L’ordonnance précise également qu’en cas de décès de la caution, ses héritiers ne sont tenus que des dettes nées avant le décès (nouvel article 2317 du Code civil).
Enfin, concernant le sort du cautionnement en cas de dissolution entraînant la transmission universelle du patrimoine de la personne morale du créancier, du débiteur principal ou de la caution, l’ordonnance précise que la fusion du débiteur principal entraîne l’extinction de l’obligation de couverture de la caution, sauf à ce qu’elle consente à maintenir son engagement au moment de l’opération. Il en va de même pour la fusion du créancier. Par contre, la fusion de la caution n’a aucune incidence sur le cautionnement.
Réforme des sûretés réelles
Droit du gage
Une nouveauté importante concerne le droit de gage : il pourra porter sur des immeubles par destination.
Le droit de gage de choses fongibles avec dépossession est quant à lui complété par la possibilité d’autoriser le constituant à aliéner les choses gagées, à charge de les remplacer par la même quantité de choses équivalente.

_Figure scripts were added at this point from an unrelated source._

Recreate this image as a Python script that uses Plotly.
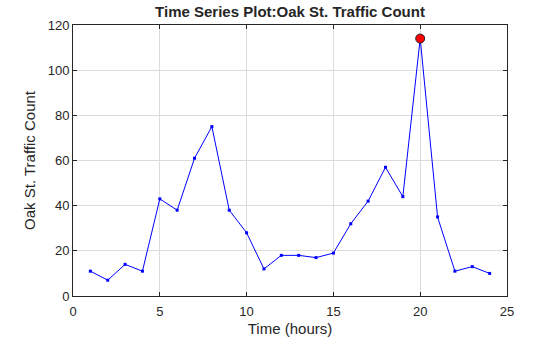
import plotly.graph_objects as go

hours = list(range(1, 25))
counts = [11, 7, 14, 11, 43, 38, 61, 75, 38, 28, 12, 18, 18, 17, 19, 32, 42, 57, 44, 114, 35, 11, 13, 10]
peak_hour = [20]
peak_count = [114]

fig = go.Figure()
fig.add_trace(go.Scatter(x=hours, y=counts, mode="lines+markers",
                         line=dict(color="#0000ff", width=1),
                         marker=dict(symbol="square", size=3, color="#0000ff"),
                         showlegend=False))
fig.add_trace(go.Scatter(x=peak_hour, y=peak_count, mode="markers",
                         marker=dict(symbol="circle", size=9, color="#ff0000",
                                     line=dict(color="#222222", width=1)),
                         showlegend=False))

axis_common = dict(showline=True, linecolor="#262626", linewidth=1, mirror="ticks",
                   ticks="inside", ticklen=4, tickcolor="#262626", automargin=False,
                   showgrid=True, gridcolor="#dcdcdc", gridwidth=1,
                   zeroline=False, tickfont=dict(family="Liberation Sans, Arial", size=13, color="#262626"))

fig.update_layout(
    width=560, height=337,
    margin=dict(l=73, r=53, t=25, b=41),
    paper_bgcolor="white", plot_bgcolor="white",
    title=dict(text="<b>Time Series Plot:Oak St. Traffic Count</b>", x=0.5, xref="paper",
               y=1, yref="container", yanchor="top", pad=dict(t=6),
               font=dict(family="Liberation Sans, Arial", size=15, color="#262626")),
    xaxis=dict(range=[0, 25], tickvals=[0, 5, 10, 15, 20, 25], ticklabelstandoff=3,
               title=dict(text="Time (hours)", standoff=5,
                          font=dict(family="Liberation Sans, Arial", size=15, color="#262626")),
               **axis_common),
    yaxis=dict(range=[0, 120], tickvals=[0, 20, 40, 60, 80, 100, 120],
               title=dict(text="Oak St. Traffic Count", standoff=8,
                          font=dict(family="Liberation Sans, Arial", size=15, color="#262626")),
               **axis_common),
)

fig.write_html("out.html")
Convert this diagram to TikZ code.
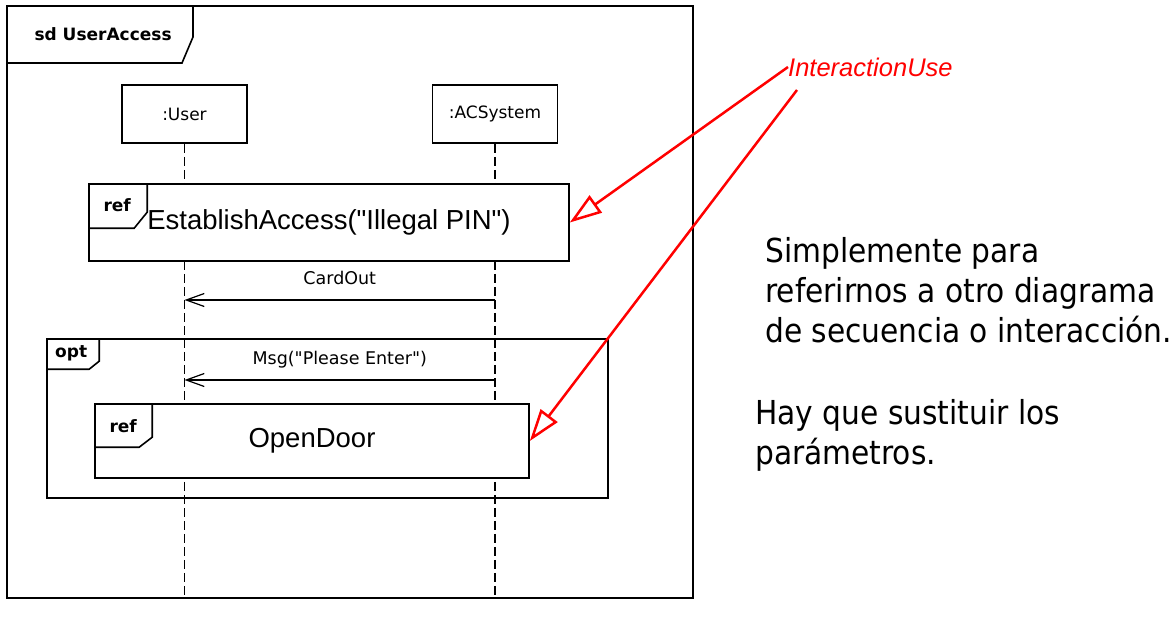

Nantissement de meubles incorporels
Parmi les principales mesures :
- – les nantissements ne confèrent pas en principe de droit de rétention fictif. Cette modification ne remet cependant pas en cause le droit de rétention qui existe en cas de nantissement de compte-titres ;
- – il devient possible de réaliser des nantissements successifs.
Sûretés immobilières
Les privilèges immobiliers spéciaux soumis à publicité foncière (privilège de prêteur de deniers (PPD), privilège de vendeur, privilège de copartageant) sont remplacés par un régime d’hypothèque légale. Cette mesure destinée à unifier et simplifier les différents régimes risque d’induire des difficultés pratiques : le PPD produit ses effets dès la signature de l’acte alors que ceux de l’hypothèque n’ont lieu qu’à partir de la publication de la sûreté. En cas de difficulté au niveau de l’enregistrement qui fait prendre du retard dans la publication, la banque risque de ne pas être protégée pendant ce délai de publication.
Source : Ord. n°2021-1192, 15 sept. 2021, JO 16 sept.